#### RAW RECORDS:
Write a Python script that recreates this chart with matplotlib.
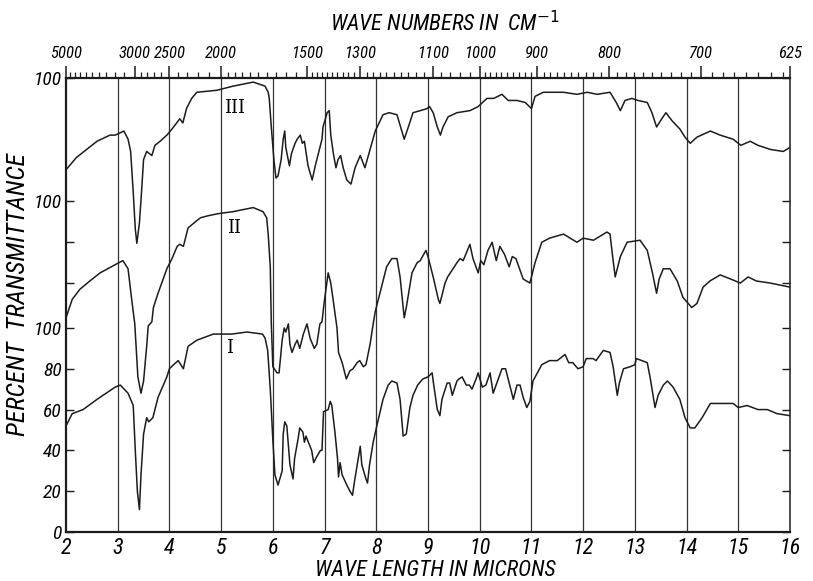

--

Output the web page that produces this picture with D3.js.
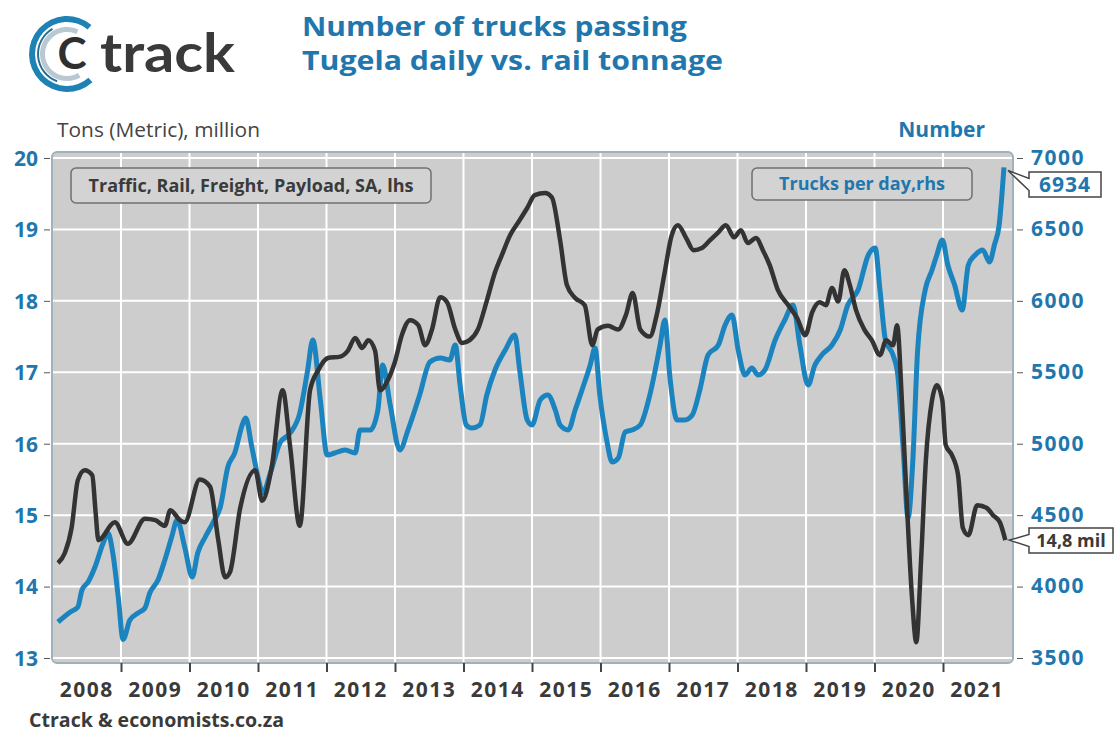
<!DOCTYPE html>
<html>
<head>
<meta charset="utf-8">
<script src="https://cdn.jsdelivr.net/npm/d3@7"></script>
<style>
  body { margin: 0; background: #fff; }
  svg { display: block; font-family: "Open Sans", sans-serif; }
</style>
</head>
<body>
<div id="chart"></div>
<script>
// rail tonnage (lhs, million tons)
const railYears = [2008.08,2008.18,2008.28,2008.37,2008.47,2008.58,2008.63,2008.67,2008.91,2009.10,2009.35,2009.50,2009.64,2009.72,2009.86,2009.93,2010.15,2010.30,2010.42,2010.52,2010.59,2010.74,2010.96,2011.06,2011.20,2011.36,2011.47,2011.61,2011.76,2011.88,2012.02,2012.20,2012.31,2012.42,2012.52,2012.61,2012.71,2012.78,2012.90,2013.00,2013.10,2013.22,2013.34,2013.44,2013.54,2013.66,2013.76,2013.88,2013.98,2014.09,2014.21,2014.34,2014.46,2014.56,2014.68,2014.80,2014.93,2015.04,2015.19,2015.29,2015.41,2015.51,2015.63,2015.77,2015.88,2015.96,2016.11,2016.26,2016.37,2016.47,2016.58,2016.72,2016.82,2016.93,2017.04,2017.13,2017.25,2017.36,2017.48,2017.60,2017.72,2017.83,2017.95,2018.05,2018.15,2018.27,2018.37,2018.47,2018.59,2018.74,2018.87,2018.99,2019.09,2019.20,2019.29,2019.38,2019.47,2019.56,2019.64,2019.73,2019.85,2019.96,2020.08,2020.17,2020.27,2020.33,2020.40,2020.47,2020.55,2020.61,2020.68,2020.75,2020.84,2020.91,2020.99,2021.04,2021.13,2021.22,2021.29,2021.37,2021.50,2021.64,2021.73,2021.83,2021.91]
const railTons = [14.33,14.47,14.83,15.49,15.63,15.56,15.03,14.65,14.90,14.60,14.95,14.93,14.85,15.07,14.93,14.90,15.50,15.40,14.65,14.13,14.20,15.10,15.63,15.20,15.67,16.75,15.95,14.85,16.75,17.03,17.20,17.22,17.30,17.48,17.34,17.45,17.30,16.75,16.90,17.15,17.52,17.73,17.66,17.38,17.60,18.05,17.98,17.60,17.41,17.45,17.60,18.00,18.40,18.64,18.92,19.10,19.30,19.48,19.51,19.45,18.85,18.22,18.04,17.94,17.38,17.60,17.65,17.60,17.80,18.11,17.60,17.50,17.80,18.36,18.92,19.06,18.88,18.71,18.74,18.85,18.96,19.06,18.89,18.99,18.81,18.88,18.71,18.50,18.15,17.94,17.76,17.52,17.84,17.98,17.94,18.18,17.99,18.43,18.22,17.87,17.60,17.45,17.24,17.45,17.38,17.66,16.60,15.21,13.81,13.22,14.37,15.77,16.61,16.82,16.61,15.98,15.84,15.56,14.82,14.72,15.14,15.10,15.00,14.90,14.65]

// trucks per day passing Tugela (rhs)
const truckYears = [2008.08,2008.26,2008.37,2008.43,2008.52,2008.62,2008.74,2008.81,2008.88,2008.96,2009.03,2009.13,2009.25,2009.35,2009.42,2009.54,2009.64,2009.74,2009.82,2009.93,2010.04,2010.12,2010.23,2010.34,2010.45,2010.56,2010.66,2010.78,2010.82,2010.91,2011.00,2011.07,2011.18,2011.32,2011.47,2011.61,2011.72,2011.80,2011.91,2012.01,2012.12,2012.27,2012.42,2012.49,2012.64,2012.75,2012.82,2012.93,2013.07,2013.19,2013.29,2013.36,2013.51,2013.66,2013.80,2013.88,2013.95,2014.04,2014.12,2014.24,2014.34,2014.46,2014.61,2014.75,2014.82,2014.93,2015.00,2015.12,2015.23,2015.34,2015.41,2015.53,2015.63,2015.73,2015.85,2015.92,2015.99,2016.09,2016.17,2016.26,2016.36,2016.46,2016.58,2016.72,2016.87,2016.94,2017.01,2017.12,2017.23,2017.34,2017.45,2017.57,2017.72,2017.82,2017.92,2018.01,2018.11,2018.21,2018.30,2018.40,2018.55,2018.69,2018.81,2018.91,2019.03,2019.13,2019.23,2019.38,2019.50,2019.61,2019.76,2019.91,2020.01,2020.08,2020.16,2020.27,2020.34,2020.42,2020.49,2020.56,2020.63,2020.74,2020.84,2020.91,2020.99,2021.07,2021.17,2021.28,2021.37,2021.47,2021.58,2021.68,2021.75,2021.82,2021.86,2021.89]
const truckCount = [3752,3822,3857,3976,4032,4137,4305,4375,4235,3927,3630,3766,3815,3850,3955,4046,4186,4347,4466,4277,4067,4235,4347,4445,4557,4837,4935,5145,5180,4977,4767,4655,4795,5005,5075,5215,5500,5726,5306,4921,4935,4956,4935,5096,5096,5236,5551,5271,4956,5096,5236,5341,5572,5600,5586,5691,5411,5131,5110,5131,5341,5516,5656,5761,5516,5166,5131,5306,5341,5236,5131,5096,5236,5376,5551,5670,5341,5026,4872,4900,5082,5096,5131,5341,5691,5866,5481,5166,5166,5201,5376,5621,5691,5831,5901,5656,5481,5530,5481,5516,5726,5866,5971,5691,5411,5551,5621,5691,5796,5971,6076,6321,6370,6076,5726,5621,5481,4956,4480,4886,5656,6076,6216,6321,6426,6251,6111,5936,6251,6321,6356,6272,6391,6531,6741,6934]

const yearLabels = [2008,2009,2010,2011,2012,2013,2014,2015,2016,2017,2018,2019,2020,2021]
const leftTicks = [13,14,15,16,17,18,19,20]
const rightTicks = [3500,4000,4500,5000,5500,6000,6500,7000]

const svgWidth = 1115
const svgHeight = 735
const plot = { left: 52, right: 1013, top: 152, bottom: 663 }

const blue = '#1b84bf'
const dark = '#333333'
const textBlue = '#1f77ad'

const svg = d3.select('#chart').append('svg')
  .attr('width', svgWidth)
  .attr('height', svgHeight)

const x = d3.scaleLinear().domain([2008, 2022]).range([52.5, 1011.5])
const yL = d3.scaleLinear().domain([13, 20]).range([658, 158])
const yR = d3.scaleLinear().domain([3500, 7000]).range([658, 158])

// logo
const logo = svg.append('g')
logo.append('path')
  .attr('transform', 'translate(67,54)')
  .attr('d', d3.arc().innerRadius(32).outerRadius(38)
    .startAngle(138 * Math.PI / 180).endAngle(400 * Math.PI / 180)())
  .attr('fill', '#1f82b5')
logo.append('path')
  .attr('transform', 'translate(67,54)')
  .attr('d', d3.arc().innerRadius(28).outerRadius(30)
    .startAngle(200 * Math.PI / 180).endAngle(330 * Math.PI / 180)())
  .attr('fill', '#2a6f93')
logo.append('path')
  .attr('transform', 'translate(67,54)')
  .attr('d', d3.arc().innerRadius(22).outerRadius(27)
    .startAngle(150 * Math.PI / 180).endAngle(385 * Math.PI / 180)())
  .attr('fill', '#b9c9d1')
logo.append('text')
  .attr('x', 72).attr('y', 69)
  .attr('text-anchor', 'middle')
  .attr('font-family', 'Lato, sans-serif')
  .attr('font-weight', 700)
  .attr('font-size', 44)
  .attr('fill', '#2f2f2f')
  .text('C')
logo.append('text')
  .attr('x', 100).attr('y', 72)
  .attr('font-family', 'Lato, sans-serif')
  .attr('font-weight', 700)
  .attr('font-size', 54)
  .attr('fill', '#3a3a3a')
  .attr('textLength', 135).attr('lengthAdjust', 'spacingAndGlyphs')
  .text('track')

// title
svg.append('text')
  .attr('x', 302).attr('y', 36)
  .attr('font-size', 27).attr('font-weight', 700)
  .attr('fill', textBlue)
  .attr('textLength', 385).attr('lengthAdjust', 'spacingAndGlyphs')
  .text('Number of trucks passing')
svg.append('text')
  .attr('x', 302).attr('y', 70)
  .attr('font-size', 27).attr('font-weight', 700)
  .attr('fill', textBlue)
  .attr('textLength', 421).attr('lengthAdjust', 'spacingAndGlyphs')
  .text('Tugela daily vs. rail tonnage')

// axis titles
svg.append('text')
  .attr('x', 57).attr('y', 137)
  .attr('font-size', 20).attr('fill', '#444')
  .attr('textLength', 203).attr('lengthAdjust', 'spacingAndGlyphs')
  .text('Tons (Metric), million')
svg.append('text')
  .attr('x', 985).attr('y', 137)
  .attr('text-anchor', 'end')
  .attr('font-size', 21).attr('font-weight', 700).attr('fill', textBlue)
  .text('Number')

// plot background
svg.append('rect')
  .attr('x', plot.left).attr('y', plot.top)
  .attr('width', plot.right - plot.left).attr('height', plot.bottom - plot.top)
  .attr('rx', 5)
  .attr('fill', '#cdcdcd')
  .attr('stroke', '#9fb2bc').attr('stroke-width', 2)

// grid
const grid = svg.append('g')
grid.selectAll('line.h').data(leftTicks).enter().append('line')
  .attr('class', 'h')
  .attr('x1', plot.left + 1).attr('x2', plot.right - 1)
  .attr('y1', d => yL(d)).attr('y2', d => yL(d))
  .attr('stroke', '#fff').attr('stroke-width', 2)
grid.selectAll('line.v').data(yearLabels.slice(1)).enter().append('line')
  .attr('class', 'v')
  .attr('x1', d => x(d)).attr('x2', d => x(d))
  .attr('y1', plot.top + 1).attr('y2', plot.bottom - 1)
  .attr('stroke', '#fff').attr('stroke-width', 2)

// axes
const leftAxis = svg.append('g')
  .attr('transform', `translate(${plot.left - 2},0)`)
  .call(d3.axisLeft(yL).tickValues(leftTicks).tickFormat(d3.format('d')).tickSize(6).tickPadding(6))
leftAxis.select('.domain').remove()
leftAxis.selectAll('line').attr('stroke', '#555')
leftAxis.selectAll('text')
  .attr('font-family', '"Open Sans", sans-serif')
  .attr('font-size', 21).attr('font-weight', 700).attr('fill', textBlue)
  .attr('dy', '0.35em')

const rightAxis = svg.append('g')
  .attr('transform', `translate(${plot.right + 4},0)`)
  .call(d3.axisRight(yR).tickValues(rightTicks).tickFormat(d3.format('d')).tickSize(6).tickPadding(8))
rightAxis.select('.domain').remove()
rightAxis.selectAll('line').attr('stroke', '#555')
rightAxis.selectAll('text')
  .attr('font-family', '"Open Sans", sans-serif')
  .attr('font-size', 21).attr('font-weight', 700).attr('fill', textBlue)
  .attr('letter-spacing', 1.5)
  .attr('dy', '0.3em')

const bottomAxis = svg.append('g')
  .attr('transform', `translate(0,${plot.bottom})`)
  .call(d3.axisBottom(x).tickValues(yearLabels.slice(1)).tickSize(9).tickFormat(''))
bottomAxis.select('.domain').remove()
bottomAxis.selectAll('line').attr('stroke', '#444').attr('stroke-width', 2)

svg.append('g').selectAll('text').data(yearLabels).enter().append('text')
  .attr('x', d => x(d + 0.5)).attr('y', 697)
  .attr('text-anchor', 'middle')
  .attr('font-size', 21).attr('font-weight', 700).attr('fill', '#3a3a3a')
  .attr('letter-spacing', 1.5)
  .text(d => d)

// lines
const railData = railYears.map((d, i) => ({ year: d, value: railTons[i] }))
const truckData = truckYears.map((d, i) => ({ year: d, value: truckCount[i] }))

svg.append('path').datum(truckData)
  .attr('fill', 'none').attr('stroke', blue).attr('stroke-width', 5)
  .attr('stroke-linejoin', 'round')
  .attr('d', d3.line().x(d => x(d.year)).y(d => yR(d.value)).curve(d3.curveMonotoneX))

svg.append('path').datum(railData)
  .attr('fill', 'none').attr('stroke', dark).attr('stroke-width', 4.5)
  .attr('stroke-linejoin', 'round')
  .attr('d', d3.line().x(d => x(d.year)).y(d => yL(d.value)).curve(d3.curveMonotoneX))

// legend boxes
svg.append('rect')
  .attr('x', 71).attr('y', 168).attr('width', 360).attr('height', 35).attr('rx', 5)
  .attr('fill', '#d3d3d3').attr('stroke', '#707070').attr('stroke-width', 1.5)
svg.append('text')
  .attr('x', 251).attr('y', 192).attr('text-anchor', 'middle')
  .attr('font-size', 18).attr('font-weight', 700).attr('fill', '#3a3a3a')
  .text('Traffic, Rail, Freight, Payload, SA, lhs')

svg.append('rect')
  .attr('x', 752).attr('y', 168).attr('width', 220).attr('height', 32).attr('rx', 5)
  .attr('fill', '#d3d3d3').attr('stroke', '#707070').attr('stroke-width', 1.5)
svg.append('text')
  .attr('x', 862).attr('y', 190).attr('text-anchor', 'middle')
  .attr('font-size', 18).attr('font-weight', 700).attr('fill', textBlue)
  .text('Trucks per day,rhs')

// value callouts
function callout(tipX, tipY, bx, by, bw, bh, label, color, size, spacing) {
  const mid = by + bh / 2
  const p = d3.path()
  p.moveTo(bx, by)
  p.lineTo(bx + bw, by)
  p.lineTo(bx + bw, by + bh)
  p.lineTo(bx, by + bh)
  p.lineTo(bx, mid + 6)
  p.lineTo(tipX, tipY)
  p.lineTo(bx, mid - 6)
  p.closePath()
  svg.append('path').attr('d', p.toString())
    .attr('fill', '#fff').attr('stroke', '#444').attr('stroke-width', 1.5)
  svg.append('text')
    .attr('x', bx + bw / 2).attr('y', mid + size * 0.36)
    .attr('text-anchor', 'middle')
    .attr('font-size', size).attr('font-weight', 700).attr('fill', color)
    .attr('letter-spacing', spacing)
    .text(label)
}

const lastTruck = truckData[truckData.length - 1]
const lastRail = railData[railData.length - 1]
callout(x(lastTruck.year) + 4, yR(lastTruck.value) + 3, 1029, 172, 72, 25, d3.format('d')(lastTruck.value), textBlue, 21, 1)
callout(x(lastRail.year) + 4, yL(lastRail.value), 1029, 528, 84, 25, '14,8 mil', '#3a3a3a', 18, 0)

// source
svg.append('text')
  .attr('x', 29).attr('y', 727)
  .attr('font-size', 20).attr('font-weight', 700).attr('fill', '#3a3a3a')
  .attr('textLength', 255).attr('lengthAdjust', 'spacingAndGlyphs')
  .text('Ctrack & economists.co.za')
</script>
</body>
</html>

#### DIRECTIONS FOR THIS TASK:
Show every line of the listing in which the string "with" can be found.

#### THE RESPONSE:
Write a Python script that recreates this chart with matplotlib.
Output the web page that produces this picture with D3.js.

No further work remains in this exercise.